(WHAT YOU HAVE TO DO) Take each line containing "matplotlib" and report it exactly as written.

(GIVEN DATA)
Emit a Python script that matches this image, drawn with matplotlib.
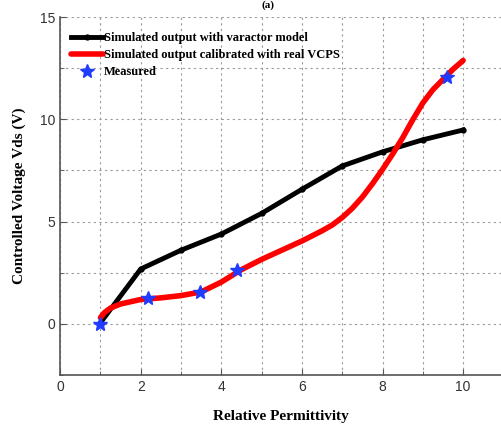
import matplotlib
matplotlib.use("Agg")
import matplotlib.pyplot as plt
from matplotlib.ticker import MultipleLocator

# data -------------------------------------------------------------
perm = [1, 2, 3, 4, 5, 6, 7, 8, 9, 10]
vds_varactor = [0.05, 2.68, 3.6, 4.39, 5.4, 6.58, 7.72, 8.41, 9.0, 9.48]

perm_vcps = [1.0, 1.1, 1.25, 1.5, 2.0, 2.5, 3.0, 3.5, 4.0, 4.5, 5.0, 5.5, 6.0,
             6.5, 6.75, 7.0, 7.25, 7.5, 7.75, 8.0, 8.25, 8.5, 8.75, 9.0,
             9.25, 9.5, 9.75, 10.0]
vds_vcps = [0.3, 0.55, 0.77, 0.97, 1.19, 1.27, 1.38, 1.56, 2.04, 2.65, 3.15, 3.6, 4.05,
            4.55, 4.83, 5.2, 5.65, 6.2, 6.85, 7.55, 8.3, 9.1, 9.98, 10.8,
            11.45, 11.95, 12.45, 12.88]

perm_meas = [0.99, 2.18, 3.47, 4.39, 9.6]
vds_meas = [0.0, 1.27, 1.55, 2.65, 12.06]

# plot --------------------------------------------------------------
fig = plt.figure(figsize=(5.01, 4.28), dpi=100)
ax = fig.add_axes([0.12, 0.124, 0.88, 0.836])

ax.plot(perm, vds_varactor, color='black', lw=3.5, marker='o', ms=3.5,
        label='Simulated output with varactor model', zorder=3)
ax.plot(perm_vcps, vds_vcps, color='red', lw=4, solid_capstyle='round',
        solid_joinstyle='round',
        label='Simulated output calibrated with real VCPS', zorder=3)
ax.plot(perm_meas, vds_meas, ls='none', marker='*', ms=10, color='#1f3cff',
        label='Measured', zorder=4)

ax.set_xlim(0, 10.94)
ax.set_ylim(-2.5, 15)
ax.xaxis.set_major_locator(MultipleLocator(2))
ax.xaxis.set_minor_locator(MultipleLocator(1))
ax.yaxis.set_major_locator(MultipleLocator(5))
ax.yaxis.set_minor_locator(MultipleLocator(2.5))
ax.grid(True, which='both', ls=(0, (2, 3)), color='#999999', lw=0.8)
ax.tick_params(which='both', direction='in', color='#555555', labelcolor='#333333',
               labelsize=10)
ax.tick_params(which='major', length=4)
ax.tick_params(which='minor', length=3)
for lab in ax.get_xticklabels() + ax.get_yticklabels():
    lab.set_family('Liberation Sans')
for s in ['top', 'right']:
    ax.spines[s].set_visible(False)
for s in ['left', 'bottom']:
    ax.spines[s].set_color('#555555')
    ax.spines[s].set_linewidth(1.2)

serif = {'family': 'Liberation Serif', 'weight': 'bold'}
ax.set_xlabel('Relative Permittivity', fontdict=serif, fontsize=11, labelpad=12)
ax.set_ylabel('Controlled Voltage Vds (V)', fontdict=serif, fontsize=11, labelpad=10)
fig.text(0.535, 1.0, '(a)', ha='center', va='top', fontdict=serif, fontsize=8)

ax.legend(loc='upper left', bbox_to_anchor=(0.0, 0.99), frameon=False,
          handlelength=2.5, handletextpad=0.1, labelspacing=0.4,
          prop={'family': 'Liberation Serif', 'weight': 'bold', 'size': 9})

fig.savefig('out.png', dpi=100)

(REPLY TO THE EXERCISE)
Emit a Python script that matches this image, drawn with matplotlib.
import matplotlib
matplotlib.use("Agg")
import matplotlib.pyplot as plt
from matplotlib.ticker import MultipleLocator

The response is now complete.